The accounts on the wars we fought with Tibet and later with British India make us see how we struggled, opposed to the easy victory we were told, to defend the sovereignty of this tiny nation even in those times, and one can’t help but feel proud of how our leaders played their cards well since Treaty of Sinchula, and how over the century they managed to amend the treaty to ensure our sovereignty. It’s the terms and use of certain words in these treaties that saved our independence when over 500 princely state disappeared to make up the republic of India, including Sikkim in 1975.
We like to believe that everything fell in place after the emergence of Jigme Namgyal and very much so after 1907 after King Ugyen Wangchuk was enthroned as the first king of Bhutan, but this book will surprise us with accounts of how much they had to go through to establish their dominance and maintain it. The same struggle to suppress fractions of power continued even during King Jigme Wangchuk’s time.

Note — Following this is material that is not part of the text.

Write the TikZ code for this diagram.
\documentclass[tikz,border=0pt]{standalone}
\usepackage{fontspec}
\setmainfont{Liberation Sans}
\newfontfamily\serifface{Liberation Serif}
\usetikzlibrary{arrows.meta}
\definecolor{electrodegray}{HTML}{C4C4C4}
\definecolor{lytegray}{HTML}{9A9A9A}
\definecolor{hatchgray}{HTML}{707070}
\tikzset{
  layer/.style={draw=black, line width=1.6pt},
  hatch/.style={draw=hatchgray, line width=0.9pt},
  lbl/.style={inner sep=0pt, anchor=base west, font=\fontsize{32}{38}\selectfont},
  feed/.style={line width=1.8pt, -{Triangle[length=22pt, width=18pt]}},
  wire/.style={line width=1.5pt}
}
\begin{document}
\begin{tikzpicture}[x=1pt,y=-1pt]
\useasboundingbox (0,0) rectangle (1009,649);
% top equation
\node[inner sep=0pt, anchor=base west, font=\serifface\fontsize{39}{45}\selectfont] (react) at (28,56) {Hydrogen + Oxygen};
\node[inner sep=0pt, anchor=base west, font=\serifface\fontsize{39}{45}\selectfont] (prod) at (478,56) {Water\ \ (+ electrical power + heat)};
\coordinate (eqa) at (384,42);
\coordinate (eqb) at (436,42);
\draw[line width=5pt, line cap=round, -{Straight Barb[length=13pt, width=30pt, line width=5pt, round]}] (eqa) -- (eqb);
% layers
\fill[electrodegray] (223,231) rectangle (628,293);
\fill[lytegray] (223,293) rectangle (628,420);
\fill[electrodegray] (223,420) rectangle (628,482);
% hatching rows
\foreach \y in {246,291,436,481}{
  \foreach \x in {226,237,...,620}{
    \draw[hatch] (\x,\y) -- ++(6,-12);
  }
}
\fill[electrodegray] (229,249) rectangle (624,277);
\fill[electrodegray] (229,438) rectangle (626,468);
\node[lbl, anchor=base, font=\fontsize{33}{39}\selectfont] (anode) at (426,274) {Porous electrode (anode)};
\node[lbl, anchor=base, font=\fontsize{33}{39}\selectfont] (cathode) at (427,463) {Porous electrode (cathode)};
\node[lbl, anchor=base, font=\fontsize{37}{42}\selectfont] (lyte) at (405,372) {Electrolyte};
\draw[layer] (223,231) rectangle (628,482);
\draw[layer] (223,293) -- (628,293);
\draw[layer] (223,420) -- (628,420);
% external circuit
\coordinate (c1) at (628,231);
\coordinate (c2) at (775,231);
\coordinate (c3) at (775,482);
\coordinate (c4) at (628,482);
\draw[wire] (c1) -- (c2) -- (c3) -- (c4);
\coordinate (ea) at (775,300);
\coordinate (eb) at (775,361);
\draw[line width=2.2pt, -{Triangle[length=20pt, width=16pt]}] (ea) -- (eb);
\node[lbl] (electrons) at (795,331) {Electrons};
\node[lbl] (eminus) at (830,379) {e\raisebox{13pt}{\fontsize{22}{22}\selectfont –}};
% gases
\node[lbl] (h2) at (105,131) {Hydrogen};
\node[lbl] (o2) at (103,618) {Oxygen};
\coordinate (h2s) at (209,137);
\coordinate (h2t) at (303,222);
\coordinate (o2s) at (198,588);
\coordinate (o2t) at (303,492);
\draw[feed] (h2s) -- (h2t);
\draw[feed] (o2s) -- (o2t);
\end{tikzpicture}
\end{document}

The changing dynamics and political issues both from within and outside during the successive kings, beyond the lists of developmental activities we read in our textbooks, and how they used their tact and steadfast leadership to overcome those, gives us stronger reasons to appreciate and truer meaning to our loyalty to the golden throne.

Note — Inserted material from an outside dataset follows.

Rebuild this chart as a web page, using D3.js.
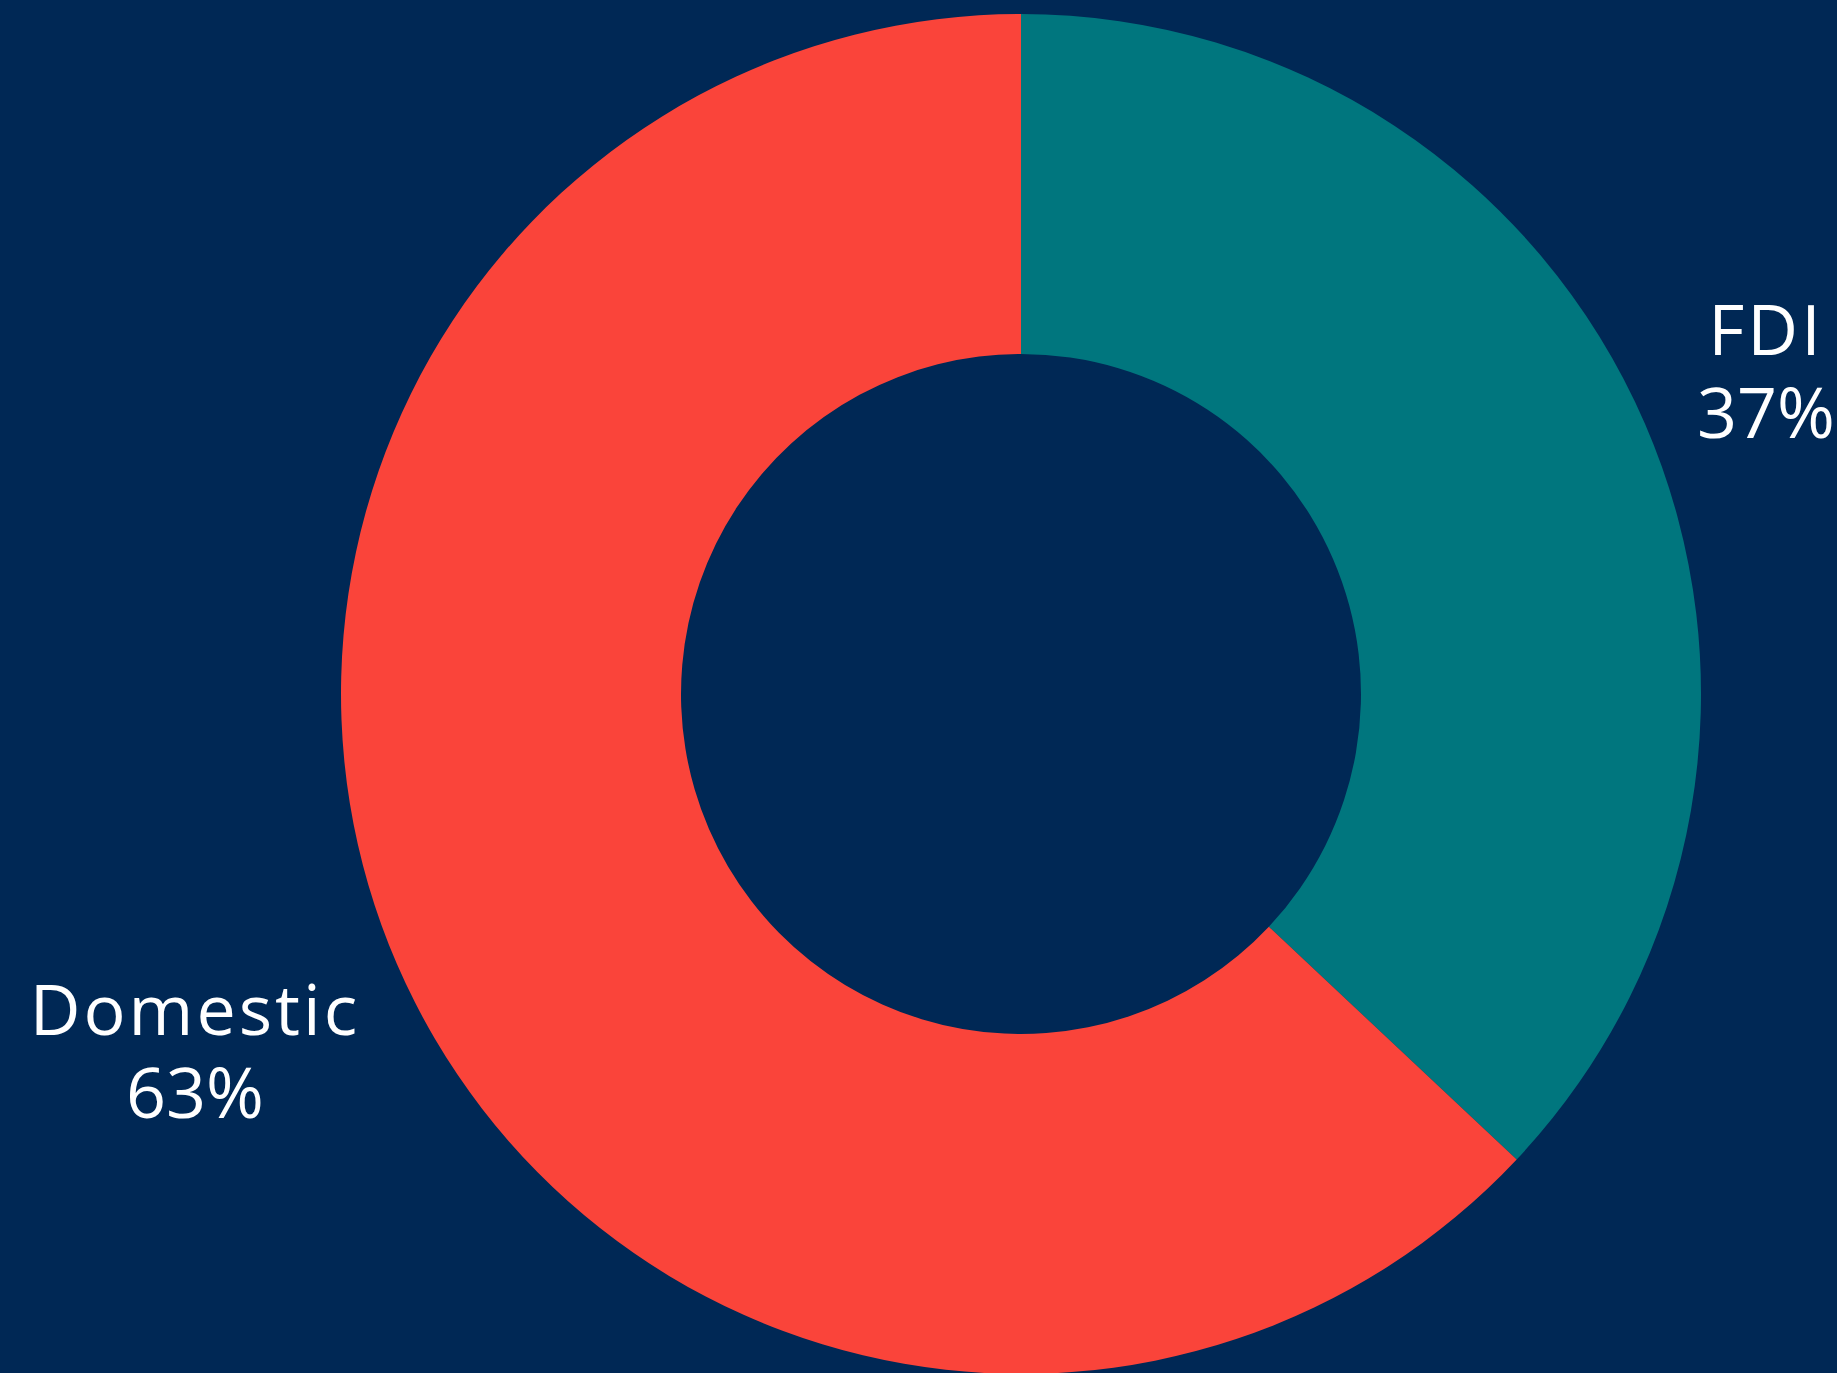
<!DOCTYPE html>
<html lang="en">
<head>
    <meta charset="UTF-8">
    <title>FDI vs Domestic</title>
    <script src="https://cdnjs.cloudflare.com/ajax/libs/d3/7.8.5/d3.min.js"></script>
    <style>
        html, body {
            margin: 0;
            padding: 0;
            background: #002855;
        }
        svg {
            display: block;
        }
        .label text {
            font-family: "Open Sans", "Noto Sans", sans-serif;
            font-size: 70px;
            fill: #ffffff;
        }
        .label text.name {
            letter-spacing: 3px;
        }
    </style>
</head>
<body>
<svg id="chart"></svg>

<script>
    const categories = ["FDI", "Domestic"];
    const shares = [37, 63];
    const colorsList = ["#00767e", "#fa443a"];

    const width = 1837, height = 1373;
    const cx = 1021, cy = 694;
    const outerR = 680, innerR = 340;
    const labelGap = 42;
    const lineGap = 83;
    const capH = 50;

    const svg = d3.select("#chart")
        .attr("width", width)
        .attr("height", height);

    svg.append("rect")
        .attr("width", width)
        .attr("height", height)
        .attr("fill", "#002855");

    const data = categories.map((c, i) => ({ name: c, value: shares[i], color: colorsList[i] }));

    const pie = d3.pie().sort(null).value(d => d.value);
    const arc = d3.arc().innerRadius(innerR).outerRadius(outerR);

    const g = svg.append("g").attr("transform", `translate(${cx},${cy})`);

    g.selectAll("path")
        .data(pie(data))
        .enter()
        .append("path")
        .attr("d", arc)
        .attr("fill", d => d.data.color);

    // labels sit outside the ring, pushed along the mid angle so the box clears it
    const labels = g.selectAll("g.label")
        .data(pie(data))
        .enter()
        .append("g")
        .attr("class", "label");

    labels.append("text")
        .attr("class", "name")
        .attr("text-anchor", "middle")
        .text(d => d.data.name);

    labels.append("text")
        .attr("class", "pct")
        .attr("text-anchor", "middle")
        .attr("y", lineGap)
        .text(d => d.data.value + "%");

    labels.each(function (d) {
        const sel = d3.select(this);
        const w = Math.max(
            sel.select(".name").node().getComputedTextLength(),
            sel.select(".pct").node().getComputedTextLength()
        );
        const halfW = w / 2;
        const halfH = (capH + lineGap) / 2;
        const a = (d.startAngle + d.endAngle) / 2;
        const s = Math.sin(a), c = Math.cos(a);
        const r = outerR + labelGap + halfW * Math.abs(s) + halfH * Math.abs(c);
        const x = r * s;
        const yMid = -r * c;
        // baseline of first line: block spans from cap top to 2nd baseline
        const y1 = yMid - halfH + capH;
        sel.attr("transform", `translate(${x},${y1})`);
    });
</script>
</body>
</html>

Without reading this book, no Bhutanese can truly separate Myth and Legends from true historical accounts and therefore understand the depth of our history and appreciate the magnanimity of this last surviving kingdom between the two biggest nations on earth.
If so much resources were there, why couldn’t earlier historians bring them to us? Well that when we must acknowledge Dr. Karma Phuntsho’s unique strengths as a Buddhist scholar with mastery over choedkey, complemented by his experience as academic researcher at Oxford. These two attributes of his gave him special access to the hidden world of Bhutanese history in Buddhist texts and those that were archived in British libraries in England.